SHORT TASK
Using the data beneath, show every line that includes the word "this".

AVAILABLE RECORDS
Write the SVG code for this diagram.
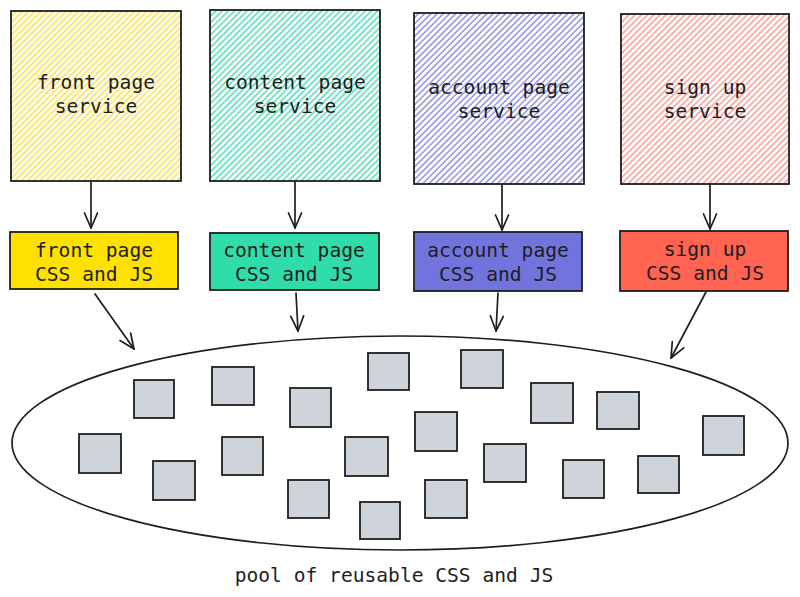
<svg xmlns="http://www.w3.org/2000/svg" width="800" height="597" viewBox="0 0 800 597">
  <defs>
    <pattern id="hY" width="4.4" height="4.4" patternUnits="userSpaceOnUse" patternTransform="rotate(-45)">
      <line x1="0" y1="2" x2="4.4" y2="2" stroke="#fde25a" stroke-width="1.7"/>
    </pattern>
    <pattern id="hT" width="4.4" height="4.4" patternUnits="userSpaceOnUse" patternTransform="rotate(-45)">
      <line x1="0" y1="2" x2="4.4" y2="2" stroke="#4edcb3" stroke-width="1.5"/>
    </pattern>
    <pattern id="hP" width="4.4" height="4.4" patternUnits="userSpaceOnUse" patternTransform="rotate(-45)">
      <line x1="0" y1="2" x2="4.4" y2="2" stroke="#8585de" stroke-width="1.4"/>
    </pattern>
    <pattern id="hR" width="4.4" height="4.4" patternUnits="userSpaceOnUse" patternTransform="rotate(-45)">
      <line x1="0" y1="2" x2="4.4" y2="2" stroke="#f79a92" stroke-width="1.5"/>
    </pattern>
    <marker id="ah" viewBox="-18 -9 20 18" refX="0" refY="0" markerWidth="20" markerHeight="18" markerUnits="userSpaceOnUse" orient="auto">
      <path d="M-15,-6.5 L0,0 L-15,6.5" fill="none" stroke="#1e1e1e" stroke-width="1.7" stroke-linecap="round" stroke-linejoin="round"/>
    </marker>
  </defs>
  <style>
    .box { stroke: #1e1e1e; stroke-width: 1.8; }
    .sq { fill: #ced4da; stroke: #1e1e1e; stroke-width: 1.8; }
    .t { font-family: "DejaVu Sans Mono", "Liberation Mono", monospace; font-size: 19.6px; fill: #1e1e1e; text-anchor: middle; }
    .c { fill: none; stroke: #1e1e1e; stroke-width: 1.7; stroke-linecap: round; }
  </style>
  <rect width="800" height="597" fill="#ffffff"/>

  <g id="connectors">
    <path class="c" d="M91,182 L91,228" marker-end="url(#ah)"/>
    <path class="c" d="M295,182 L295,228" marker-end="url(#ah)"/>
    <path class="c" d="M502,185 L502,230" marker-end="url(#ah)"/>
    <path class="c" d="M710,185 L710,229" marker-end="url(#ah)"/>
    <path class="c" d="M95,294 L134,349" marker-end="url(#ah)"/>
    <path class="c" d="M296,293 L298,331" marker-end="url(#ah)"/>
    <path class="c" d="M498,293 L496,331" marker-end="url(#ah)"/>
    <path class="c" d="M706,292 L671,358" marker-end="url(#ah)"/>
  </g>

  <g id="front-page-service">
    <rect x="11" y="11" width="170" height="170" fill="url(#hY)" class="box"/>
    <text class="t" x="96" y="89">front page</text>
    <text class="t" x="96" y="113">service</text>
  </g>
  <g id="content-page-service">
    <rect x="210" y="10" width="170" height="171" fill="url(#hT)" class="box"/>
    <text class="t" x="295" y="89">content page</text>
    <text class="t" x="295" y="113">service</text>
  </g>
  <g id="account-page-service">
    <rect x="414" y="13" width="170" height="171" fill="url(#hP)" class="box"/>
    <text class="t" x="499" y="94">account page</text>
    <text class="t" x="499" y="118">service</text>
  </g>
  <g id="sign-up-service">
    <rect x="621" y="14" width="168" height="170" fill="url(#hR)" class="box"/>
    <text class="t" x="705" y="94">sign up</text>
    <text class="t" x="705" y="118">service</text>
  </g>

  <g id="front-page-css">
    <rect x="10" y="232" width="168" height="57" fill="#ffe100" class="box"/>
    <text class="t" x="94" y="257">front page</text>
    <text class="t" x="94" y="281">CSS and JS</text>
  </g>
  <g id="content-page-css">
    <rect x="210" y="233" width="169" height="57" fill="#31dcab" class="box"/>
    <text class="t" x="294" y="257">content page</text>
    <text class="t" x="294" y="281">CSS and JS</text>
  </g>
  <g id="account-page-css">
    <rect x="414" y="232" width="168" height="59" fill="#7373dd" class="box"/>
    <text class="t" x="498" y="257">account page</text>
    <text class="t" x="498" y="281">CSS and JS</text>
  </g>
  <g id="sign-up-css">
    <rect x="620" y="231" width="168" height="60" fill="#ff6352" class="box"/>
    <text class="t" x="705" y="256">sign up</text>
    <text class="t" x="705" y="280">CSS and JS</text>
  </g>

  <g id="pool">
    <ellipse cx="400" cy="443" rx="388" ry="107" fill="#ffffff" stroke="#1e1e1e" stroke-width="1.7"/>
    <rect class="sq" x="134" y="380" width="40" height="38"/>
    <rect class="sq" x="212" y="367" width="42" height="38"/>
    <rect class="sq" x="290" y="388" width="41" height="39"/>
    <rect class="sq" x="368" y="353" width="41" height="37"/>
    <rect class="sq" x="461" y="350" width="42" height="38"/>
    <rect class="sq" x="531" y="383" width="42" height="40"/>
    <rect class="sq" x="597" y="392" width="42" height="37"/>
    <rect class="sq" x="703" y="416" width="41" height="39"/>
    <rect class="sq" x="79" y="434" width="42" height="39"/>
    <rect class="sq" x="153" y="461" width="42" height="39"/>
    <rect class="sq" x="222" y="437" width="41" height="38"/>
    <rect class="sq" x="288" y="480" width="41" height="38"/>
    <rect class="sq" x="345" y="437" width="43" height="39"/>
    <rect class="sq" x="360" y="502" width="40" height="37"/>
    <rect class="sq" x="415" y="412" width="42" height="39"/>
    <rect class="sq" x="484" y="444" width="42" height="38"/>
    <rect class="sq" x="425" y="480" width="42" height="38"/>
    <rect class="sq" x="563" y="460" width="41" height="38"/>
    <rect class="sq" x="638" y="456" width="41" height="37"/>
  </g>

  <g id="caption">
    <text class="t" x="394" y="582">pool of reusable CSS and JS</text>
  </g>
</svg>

...

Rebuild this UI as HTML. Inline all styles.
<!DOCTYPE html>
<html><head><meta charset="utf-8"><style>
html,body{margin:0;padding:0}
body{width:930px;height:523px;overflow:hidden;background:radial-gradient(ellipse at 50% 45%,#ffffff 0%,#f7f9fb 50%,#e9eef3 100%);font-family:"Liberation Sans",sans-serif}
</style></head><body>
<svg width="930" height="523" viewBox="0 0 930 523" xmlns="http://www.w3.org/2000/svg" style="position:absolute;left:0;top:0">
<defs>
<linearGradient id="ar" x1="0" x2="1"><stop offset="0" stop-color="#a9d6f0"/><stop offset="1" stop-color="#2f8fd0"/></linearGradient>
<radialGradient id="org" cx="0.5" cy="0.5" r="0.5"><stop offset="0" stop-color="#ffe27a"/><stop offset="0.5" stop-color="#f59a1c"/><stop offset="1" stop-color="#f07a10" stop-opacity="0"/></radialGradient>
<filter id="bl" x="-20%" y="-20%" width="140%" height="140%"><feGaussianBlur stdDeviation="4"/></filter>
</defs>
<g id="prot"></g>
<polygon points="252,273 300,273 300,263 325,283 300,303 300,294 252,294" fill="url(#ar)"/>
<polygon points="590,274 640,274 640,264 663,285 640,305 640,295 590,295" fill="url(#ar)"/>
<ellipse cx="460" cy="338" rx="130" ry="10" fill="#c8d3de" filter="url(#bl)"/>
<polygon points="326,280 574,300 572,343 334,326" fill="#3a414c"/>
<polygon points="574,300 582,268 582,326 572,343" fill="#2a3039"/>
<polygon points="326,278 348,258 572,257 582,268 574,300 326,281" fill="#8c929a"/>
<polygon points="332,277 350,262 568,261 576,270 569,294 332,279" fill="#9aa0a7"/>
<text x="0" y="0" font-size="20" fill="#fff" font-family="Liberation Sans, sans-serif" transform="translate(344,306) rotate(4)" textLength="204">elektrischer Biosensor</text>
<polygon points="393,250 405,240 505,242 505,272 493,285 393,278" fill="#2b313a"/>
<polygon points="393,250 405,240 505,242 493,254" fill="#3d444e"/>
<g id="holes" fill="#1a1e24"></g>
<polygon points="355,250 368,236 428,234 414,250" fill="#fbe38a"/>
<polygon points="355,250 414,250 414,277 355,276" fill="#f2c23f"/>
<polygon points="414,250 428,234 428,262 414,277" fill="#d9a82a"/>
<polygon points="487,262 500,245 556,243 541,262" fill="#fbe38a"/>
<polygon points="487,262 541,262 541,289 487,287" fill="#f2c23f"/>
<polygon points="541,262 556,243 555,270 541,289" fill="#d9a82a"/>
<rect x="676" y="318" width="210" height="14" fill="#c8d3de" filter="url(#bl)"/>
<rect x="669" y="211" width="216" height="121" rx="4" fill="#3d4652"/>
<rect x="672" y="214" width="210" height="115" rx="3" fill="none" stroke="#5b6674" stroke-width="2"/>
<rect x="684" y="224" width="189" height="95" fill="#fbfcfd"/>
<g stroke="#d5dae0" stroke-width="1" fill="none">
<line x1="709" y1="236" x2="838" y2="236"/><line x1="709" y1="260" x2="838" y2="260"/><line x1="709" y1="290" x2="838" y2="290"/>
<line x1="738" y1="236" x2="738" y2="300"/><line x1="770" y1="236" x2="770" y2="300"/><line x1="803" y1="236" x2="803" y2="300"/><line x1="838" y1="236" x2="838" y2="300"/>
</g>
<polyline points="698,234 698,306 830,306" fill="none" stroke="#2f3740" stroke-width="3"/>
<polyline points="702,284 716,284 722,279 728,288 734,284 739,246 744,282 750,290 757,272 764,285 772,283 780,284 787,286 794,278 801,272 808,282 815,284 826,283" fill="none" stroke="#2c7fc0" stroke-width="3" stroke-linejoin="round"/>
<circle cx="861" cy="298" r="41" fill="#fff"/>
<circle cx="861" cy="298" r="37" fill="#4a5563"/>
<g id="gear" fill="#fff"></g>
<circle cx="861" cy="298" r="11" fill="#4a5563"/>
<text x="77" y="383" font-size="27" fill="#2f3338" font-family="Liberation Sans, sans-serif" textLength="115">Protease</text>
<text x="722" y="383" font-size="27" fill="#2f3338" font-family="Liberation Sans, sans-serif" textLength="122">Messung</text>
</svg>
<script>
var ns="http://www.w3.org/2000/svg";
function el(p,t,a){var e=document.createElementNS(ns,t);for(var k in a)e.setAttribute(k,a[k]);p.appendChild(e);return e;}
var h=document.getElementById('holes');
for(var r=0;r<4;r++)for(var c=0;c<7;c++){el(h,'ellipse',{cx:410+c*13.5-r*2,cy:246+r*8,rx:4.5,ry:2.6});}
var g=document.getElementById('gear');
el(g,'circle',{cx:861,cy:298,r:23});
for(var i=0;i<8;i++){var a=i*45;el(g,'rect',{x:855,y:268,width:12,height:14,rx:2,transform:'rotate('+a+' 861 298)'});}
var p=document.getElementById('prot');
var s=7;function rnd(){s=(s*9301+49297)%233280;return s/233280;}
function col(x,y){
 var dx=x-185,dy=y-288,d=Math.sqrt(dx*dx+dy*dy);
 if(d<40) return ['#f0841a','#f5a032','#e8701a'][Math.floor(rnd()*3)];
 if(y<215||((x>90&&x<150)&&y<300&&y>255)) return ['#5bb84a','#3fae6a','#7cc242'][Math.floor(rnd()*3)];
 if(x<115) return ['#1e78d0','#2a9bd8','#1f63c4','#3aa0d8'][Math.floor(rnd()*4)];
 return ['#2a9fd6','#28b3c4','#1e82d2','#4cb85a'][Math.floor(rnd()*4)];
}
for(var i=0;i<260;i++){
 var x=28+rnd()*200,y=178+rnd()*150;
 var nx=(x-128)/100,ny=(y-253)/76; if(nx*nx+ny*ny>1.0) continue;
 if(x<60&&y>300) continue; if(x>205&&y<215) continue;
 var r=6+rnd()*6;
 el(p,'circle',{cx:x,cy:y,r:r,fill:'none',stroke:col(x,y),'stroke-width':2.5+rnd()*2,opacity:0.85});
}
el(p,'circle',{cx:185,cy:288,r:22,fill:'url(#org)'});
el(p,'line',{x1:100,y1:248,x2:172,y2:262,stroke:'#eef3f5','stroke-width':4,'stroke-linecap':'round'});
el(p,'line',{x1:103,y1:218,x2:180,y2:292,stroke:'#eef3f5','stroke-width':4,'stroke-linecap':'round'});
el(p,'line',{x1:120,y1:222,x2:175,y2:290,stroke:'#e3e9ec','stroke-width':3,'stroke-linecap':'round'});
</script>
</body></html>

* * *

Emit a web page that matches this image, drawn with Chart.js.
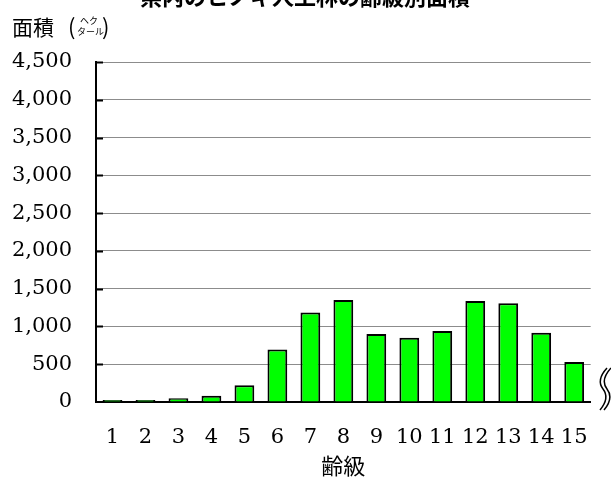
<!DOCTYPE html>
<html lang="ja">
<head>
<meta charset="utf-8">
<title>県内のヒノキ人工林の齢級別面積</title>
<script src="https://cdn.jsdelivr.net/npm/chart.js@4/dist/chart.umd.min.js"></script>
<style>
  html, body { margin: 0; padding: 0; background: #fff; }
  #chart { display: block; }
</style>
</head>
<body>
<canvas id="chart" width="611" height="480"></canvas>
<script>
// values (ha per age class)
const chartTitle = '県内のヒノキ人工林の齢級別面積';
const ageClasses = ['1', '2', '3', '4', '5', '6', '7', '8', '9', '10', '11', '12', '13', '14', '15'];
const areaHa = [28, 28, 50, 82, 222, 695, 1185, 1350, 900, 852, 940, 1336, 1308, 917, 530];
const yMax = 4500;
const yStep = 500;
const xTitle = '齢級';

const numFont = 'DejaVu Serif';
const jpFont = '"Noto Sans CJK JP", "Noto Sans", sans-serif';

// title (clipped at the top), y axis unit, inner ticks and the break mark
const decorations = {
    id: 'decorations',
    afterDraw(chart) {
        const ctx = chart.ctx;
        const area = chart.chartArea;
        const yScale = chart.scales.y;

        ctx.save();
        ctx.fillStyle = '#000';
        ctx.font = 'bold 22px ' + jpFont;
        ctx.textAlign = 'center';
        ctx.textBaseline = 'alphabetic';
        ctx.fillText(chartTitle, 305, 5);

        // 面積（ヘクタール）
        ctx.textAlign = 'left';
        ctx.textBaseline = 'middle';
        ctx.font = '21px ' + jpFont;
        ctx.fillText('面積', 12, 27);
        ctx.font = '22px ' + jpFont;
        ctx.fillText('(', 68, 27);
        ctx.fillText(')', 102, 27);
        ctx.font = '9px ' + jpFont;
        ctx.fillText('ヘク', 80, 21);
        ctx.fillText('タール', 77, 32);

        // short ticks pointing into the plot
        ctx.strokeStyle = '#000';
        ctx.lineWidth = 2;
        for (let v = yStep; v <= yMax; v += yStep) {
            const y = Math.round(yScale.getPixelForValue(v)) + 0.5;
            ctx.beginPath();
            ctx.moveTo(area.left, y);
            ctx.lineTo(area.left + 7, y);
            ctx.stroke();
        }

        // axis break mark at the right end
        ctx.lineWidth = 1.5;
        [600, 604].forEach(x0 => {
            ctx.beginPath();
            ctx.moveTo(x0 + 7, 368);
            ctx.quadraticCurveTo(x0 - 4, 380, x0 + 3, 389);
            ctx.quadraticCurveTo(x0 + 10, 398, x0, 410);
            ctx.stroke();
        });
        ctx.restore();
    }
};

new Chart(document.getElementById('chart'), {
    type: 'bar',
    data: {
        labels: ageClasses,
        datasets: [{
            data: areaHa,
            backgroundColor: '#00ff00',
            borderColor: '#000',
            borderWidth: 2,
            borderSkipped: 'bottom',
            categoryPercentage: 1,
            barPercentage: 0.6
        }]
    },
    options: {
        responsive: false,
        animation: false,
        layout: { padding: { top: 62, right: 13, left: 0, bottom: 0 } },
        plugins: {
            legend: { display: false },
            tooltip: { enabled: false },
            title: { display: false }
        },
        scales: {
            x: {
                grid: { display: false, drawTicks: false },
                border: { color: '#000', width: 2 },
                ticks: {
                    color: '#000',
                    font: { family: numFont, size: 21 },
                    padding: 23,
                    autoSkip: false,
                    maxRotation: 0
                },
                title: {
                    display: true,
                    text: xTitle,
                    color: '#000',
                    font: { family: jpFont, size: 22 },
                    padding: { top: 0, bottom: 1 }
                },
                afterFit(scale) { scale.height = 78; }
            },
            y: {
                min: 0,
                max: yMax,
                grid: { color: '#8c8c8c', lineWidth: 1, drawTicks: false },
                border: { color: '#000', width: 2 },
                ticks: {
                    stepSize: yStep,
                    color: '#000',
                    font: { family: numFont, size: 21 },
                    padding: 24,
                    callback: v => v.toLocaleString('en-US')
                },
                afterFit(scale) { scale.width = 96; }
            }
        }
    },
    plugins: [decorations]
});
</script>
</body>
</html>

TASK OUTPUT
Write the SVG code for this diagram.
Rebuild this UI as HTML. Inline all styles.
Emit a web page that matches this image, drawn with Chart.js.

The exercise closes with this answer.